Control a browser using python.
Brow uses Selenium and headless Chrome or headless Firefox.
pip install selenium
These are the versions that I used:
$ firefox --version
Mozilla Firefox 57.0
$ geckodriver --version
geckodriver 0.19.1
First Install Firefox:
apt-get install --no-install-recommends firefox
Then you need the Gecko Driver:
LATEST=wget -O - https://github.com/mozilla/geckodriver/releases/latest 2>&1 | grep "Location:" | grep --only-match -e "v[0-9\.]\+"

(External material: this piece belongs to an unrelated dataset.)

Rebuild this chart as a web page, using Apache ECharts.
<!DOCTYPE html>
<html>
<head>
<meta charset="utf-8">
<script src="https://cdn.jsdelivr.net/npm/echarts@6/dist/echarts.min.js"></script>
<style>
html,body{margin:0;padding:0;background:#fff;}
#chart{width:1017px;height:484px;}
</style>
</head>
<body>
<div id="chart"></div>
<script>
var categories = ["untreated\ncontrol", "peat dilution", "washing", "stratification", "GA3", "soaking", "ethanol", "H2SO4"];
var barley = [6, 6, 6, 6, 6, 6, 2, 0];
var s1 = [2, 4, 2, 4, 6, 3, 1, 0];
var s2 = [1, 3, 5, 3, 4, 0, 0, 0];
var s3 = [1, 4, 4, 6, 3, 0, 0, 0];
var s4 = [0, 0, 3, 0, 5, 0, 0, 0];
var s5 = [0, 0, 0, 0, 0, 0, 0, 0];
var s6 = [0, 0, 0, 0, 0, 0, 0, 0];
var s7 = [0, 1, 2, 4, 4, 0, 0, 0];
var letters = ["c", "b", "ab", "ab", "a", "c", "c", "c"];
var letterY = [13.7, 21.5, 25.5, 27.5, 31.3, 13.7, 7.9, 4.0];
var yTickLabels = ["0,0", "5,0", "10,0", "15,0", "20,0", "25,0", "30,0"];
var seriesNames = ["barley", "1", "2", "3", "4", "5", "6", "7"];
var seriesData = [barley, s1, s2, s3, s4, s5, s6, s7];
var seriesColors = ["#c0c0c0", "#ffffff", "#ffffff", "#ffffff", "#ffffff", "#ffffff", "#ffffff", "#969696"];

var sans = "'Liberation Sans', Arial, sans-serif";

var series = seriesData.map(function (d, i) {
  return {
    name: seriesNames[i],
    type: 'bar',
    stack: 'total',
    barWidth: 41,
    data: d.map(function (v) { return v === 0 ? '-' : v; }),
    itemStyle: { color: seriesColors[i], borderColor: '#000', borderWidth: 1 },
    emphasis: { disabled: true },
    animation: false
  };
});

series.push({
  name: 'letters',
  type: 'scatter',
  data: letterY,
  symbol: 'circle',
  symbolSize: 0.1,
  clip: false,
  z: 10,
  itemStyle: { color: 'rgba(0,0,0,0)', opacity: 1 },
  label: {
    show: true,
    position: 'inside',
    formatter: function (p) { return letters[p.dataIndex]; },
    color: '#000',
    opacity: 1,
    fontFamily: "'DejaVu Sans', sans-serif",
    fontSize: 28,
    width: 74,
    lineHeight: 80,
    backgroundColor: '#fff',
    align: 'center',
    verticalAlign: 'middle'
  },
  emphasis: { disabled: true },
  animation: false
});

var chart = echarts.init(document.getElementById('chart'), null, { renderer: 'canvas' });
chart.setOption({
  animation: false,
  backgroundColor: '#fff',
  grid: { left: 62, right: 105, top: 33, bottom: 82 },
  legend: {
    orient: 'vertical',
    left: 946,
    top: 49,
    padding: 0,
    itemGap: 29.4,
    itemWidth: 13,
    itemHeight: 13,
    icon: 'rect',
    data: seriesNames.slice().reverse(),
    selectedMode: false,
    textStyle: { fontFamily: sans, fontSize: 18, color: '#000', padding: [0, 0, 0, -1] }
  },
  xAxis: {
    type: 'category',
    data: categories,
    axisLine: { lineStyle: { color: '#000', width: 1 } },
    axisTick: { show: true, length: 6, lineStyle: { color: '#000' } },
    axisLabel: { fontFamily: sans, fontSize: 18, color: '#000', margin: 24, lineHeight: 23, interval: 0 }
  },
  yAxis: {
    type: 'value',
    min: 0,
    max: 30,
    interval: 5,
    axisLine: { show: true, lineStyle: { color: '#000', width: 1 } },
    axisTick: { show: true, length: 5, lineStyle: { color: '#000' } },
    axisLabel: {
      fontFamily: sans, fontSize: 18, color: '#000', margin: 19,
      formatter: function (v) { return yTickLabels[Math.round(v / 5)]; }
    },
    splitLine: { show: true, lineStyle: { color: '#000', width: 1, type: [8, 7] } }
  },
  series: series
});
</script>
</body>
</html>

wget "https://github.com/mozilla/geckodriver/releases/download/${LATEST}/geckodriver-${LATEST}-linux64.tar.gz"
tar -x geckodriver -zf geckodriver-${LATEST}-linux64.tar.gz -O > /usr/local/bin/geckodriver
chmod +x /usr/local/bin/geckodriver
These are the versions I used:
$ google-chrome --version
Google Chrome 62.0.3202.94
$ chromedriver --version
ChromeDriver 2.33.506092 (733a02544d189eeb751fe0d7ddca79a0ee28cce4)

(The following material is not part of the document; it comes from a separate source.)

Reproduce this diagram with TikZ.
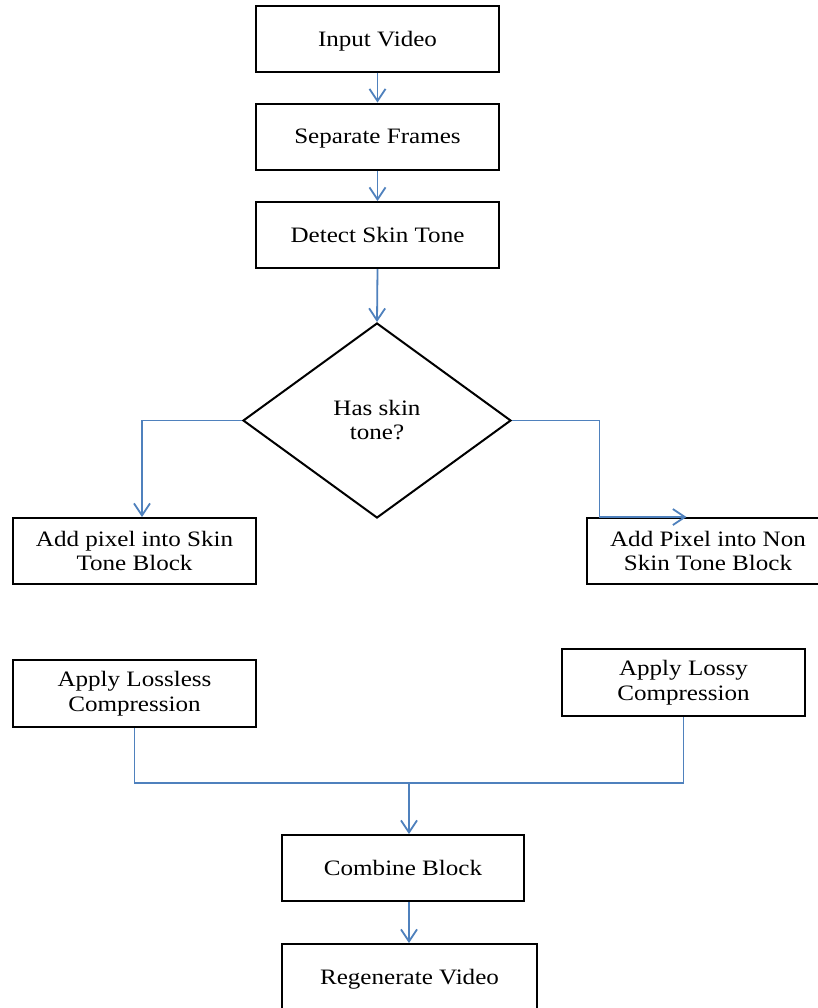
\documentclass[tikz,border=0pt]{standalone}
\usepackage{fontspec}
\setmainfont{Liberation Serif}[FakeStretch=1.14]
\usetikzlibrary{arrows.meta,shapes.geometric}
\definecolor{flowblue}{RGB}{79,129,189}
\tikzset{
  box/.style={draw=black, line width=1pt, rectangle, align=center, inner sep=1pt,
    minimum width=121.5pt, minimum height=33pt, font=\fontsize{11}{12.2}\selectfont},
  onebox/.style={box, text depth=0pt},
  decision/.style={draw=black, line width=1pt, diamond, align=center, inner sep=0pt,
    minimum width=134pt, minimum height=97.5pt, font=\fontsize{11}{12.2}\selectfont},
  conn/.style={draw=flowblue, line width=0.9pt},
  arr/.style={conn, -{Straight Barb[length=6pt,width=8pt,line width=0.9pt]}}
}
\begin{document}
\begin{tikzpicture}[x=0.5pt,y=-0.5pt]
\fill[white] (0,0) rectangle (818,1008);
\useasboundingbox (0,0) rectangle (818,1008);
\node[onebox] (in) at (377.5,38.5) {Input Video};
\node[onebox] (sep) at (377.5,136.5) {Separate Frames};
\node[onebox] (det) at (377.5,235) {Detect Skin Tone};
\node[decision] (dia) at (377,420.5) {};
\node[font=\fontsize{11}{12.2}\selectfont, align=center] (diat) at (377,420) {Has skin\\tone?};
\node[box] (skin) at (134.5,551) {Add pixel into Skin\\Tone Block};
\node[box] (non) at (708,551) {Add Pixel into Non\\Skin Tone Block};
\node[box, minimum height=33.5pt] (lossless) at (134.5,693.5) {Apply Lossless\\Compression};
\node[box, minimum height=33.5pt] (lossy) at (683.5,682.5) {Apply Lossy\\Compression};
\node[onebox, minimum width=121pt] (comb) at (403,868) {Combine Block};
\node[onebox, minimum width=127.5pt] (regen) at (409.5,977) {Regenerate Video};
\coordinate (j) at (409,783);

\draw[arr] (in.south) -- (sep.north);
\draw[arr] (sep.south) -- (det.north);
\draw[arr] (det.south) -- (dia.north);
\draw[arr] (dia.west) -| ([xshift=3.75pt]skin.north);
\draw[arr] (dia.east) -| ([xshift=7pt]non.north west) -- ([xshift=50.5pt]non.north west);
\draw[conn] (lossless.south) |- (j) -| (lossy.south);
\draw[arr] (j) -- (j |- comb.north);
\draw[arr] (j |- comb.south) -- (j |- regen.north);
\end{tikzpicture}
\end{document}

apt-get install --no-install-recommends libxss1 libappindicator1 libindicator7
apt-get install --no-install-recommends gconf-service libasound2 libnspr4 libnss3-dev
apt-get install --no-install-recommends libpango1.0-0 xdg-utils fonts-liberation
wget https://dl.google.com/linux/direct/google-chrome-stable_current_amd64.deb
dpkg -i google-chrome*.deb
Now install the Chrome Driver:
apt-get install unzip
LATEST=$(wget -q -O - http://chromedriver.storage.googleapis.com/LATEST_RELEASE)
wget http://chromedriver.storage.googleapis.com/$LATEST/chromedriver_linux64.zip
unzip chromedriver_linux64.zip && ln -s $PWD/chromedriver /usr/local/bin/chromedriver
You can verify Chrome headless works by running:
$ google-chrome --headless "http://marcyes.com"

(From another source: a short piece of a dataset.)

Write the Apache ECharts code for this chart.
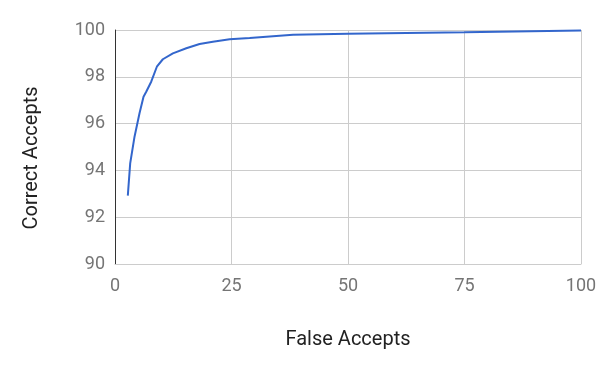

If you didn't get any errors then it is working.
Let's request something:
from brow.interface.selenium import FirefoxBrowser as Browser
#from brow.interface.selenium import ChromeBrowser as Browser
with Browser.session() as b:
b.load("http://marcyes.com")
print(b.body)
# follow a link
css_selector = "a#some_id"
elem = b.element(css_selector)
elem.click()
print(b.url) # will now be whatever elem had in href
Cookies are loaded automatically if they have been dumped
from brow.interface.selenium import FirefoxBrowser as Browser
with Browser.session() as b:
b.load("http://google.com")
# save the cookies
b.cookies.dump()
with Browser.session() as b:
# cookies will be automatically loaded
b.load("http://google.com")
with Browser.session() as b:
# cookies will be ignored
b.load("http://google.com", ignore_cookies=True)
That's all there is to it.
use pip:
$ pip install brow
Or be bleeding edge:
$ pip install --upgrade "git+https://github.com/Jaymon/brow#egg=brow"